WASHINGTON (August 19, 2008) – Even as calls to open up large swaths of America’s offshore areas to oil drilling continue, America is setting new records for exports of domestically produced oil and petroleum products. Today Rep. Edward J. Markey (D-Mass.), Chairman of the Select Committee on Energy Independence and Global Warming, sent a letter to the president asking him to explore stopping the exports of U.S. oil to foreign nations.
“Mr. President, keep our oil at home. While American families have been shelling out big bucks at the pump, we’ve been shipping American oil and petroleum products abroad to places like China, Singapore and Venezuela,” said Markey. “If we want to help America become energy independent, we should first look to American oil being shipped to foreign countries.”
According to the letter, the United States’ record export levels this year amounts to nearly 10 percent of all the oil the United States consumes every day. U.S. oil exports increased to 1.806 million barrels a day in May 2008 -- the most recent month for which data is available -- from last year’s average export level of 1.433 million barrels a day of oil and petroleum products. In addition, the United States reached the highest level of oil exports in our nation’s history in February of this year.
These oil exports far exceed projections for oil from offshore drilling.
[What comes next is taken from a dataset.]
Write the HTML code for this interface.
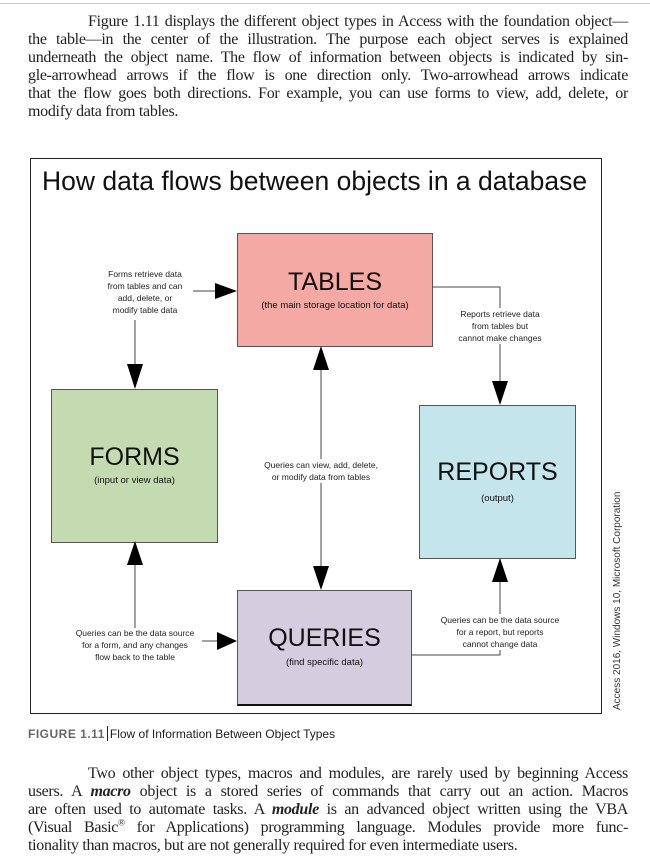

The letter notes that projections from the Department of Energy for offshore drilling say that “at the height of production, in 2030, increased offshore drilling would produce only 200,000 barrels per day – one ninth the amount of oil we currently send to foreign countries every day.” The letter also notes that, at the current export rate, by the time the first barrel of oil could be produced from increased offshore drilling, America would have already exported the equivalent of nearly 40 percent of the oil that is projected to lie beneath protected areas offshore.